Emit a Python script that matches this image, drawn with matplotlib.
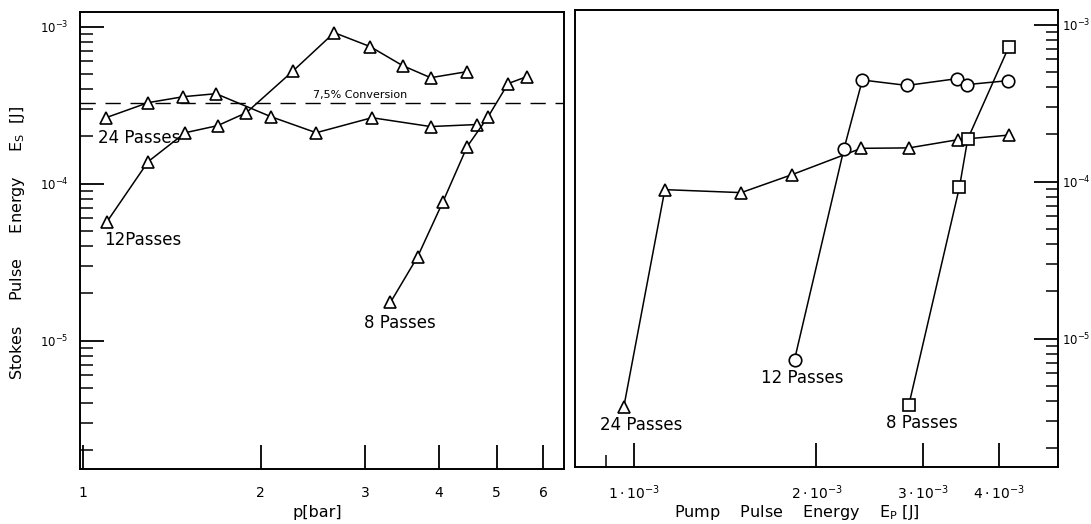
import numpy as np
import matplotlib
matplotlib.use('Agg')
import matplotlib.pyplot as plt
from matplotlib.ticker import FixedLocator, NullLocator, LogLocator, NullFormatter

plt.rcParams['font.family'] = ['DejaVu Sans']
plt.rcParams['mathtext.fontset'] = 'dejavusans'

# left panel: Stokes energy vs pressure
p_24 = [1.095, 1.29, 1.48, 1.68, 2.08, 2.48, 3.08, 3.87, 4.64]
es_24 = [2.63e-4, 3.28e-4, 3.58e-4, 3.74e-4, 2.67e-4, 2.11e-4, 2.63e-4, 2.31e-4, 2.38e-4]
p_12 = [1.10, 1.29, 1.49, 1.69, 1.89, 2.27, 2.66, 3.06, 3.47, 3.87, 4.46]
es_12 = [5.73e-5, 1.38e-4, 2.11e-4, 2.34e-4, 2.83e-4, 5.25e-4, 9.16e-4, 7.46e-4,
         5.65e-4, 4.73e-4, 5.17e-4]
p_8 = [3.31, 3.68, 4.06, 4.46, 4.84, 5.23, 5.63]
es_8 = [1.75e-5, 3.43e-5, 7.67e-5, 1.72e-4, 2.67e-4, 4.34e-4, 4.81e-4]
conversion_level = 3.28e-4

# right panel: Stokes energy vs pump energy
ep_24 = [0.963e-3, 1.125e-3, 1.503e-3, 1.825e-3, 2.37e-3, 2.84e-3, 3.42e-3, 4.15e-3]
es2_24 = [3.69e-6, 8.89e-5, 8.51e-5, 1.11e-4, 1.63e-4, 1.64e-4, 1.85e-4, 1.98e-4]
ep_12 = [1.84e-3, 2.22e-3, 2.38e-3, 2.82e-3, 3.41e-3, 3.54e-3, 4.14e-3]
es2_12 = [7.34e-6, 1.62e-4, 4.44e-4, 4.10e-4, 4.53e-4, 4.15e-4, 4.40e-4]
ep_8 = [2.84e-3, 3.44e-3, 3.55e-3, 4.15e-3]
es2_8 = [3.80e-6, 9.21e-5, 1.87e-4, 7.24e-4]

p_ticks = [1, 2, 3, 4, 5, 6]
p_ticklabels = ['1', '2', '3', '4', '5', '6']
ep_ticks = [1e-3, 2e-3, 3e-3, 4e-3]
ep_ticklabels = [r'$1\cdot10^{-3}$', r'$2\cdot10^{-3}$', r'$3\cdot10^{-3}$', r'$4\cdot10^{-3}$']
es_ticks = [1e-5, 1e-4, 1e-3]
es_ticklabels = [r'$10^{-5}$', r'$10^{-4}$', r'$10^{-3}$']

W, H = 1091, 524
YLIM = (1.52e-6, 1.24e-3)

fig = plt.figure(figsize=(W / 100, H / 100), dpi=100)
ax1 = fig.add_axes([80 / W, 1 - 469 / H, 484 / W, 457 / H])
ax2 = fig.add_axes([575 / W, 1 - 467 / H, 483 / W, 457 / H])

line_kw = dict(color='black', lw=1.1, mfc='white', mec='black', mew=1.2)

for ax in (ax1, ax2):
    ax.set_xscale('log')
    ax.set_yscale('log')
    ax.set_ylim(*YLIM)
    for s in ax.spines.values():
        s.set_linewidth(1.4)
    ax.yaxis.set_major_locator(FixedLocator(es_ticks))
    ax.yaxis.set_minor_locator(LogLocator(base=10, subs=np.arange(2, 10)))
    ax.yaxis.set_minor_formatter(NullFormatter())
    ax.set_yticklabels(es_ticklabels)
    ax.tick_params(which='major', direction='in', length=17, width=1.3, labelsize=8.5)
    ax.tick_params(which='minor', direction='in', length=9, width=1.1)
    ax.tick_params(axis='x', which='major', pad=12, labelsize=10)

# left panel
ax1.plot(p_24, es_24, marker='^', ms=9, **line_kw)
ax1.plot(p_12, es_12, marker='^', ms=9, **line_kw)
ax1.plot(p_8, es_8, marker='^', ms=9, **line_kw)
ax1.axhline(conversion_level, color='black', lw=1.0, dashes=(11, 7), zorder=1)
ax1.set_xlim(0.99, 6.5)
ax1.xaxis.set_major_locator(FixedLocator(p_ticks))
ax1.xaxis.set_minor_locator(NullLocator())
ax1.set_xticklabels(p_ticklabels)
ax1.tick_params(axis='y', which='both', left=True, right=False, pad=8)
ax1.tick_params(axis='x', which='both', bottom=True, top=False)

# right panel
ax2.plot(ep_24, es2_24, marker='^', ms=9, **line_kw)
ax2.plot(ep_12, es2_12, marker='o', ms=9, **line_kw)
ax2.plot(ep_8, es2_8, marker='s', ms=8, **line_kw)
ax2.set_xlim(0.8e-3, 5.0e-3)
ax2.xaxis.set_major_locator(FixedLocator(ep_ticks))
ax2.xaxis.set_minor_locator(FixedLocator([0.9e-3]))
ax2.xaxis.set_minor_formatter(NullFormatter())
ax2.set_xticklabels(ep_ticklabels)
ax2.yaxis.tick_right()
ax2.tick_params(axis='y', which='both', left=False, right=True, labelleft=False,
                labelright=True, pad=3)
ax2.tick_params(axis='x', which='both', bottom=True, top=False)


def put(x, y, s, **kw):
    fig.text(x / W, 1 - y / H, s, ha='center', va='center', **kw)


put(139, 138, '24 Passes', fontsize=12)
put(143, 240, '12Passes', fontsize=12)
put(400, 323, '8 Passes', fontsize=12)
put(360, 95, '7,5% Conversion', fontsize=8)
put(641, 425, '24 Passes', fontsize=12)
put(802, 378, '12 Passes', fontsize=12)
put(922, 423, '8 Passes', fontsize=12)

put(317, 513, 'p[bar]', fontsize=11.5)
put(797, 513, 'Pump    Pulse    Energy    E$_\\mathrm{P}$ [J]', fontsize=11.5)
put(18, 243, 'Stokes     Pulse     Energy     E$_\\mathrm{S}$  [J]', fontsize=11.5, rotation=90)

fig.savefig('out.png', dpi=100)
:::
What is expected —
Leave out the pictures and repeat the lines from the start of the material through the line with "conversion_level = 3.28e-4", inclusive.

Correct result —
Emit a Python script that matches this image, drawn with matplotlib.
import numpy as np
import matplotlib
matplotlib.use('Agg')
import matplotlib.pyplot as plt
from matplotlib.ticker import FixedLocator, NullLocator, LogLocator, NullFormatter

plt.rcParams['font.family'] = ['DejaVu Sans']
plt.rcParams['mathtext.fontset'] = 'dejavusans'

# left panel: Stokes energy vs pressure
p_24 = [1.095, 1.29, 1.48, 1.68, 2.08, 2.48, 3.08, 3.87, 4.64]
es_24 = [2.63e-4, 3.28e-4, 3.58e-4, 3.74e-4, 2.67e-4, 2.11e-4, 2.63e-4, 2.31e-4, 2.38e-4]
p_12 = [1.10, 1.29, 1.49, 1.69, 1.89, 2.27, 2.66, 3.06, 3.47, 3.87, 4.46]
es_12 = [5.73e-5, 1.38e-4, 2.11e-4, 2.34e-4, 2.83e-4, 5.25e-4, 9.16e-4, 7.46e-4,
         5.65e-4, 4.73e-4, 5.17e-4]
p_8 = [3.31, 3.68, 4.06, 4.46, 4.84, 5.23, 5.63]
es_8 = [1.75e-5, 3.43e-5, 7.67e-5, 1.72e-4, 2.67e-4, 4.34e-4, 4.81e-4]
conversion_level = 3.28e-4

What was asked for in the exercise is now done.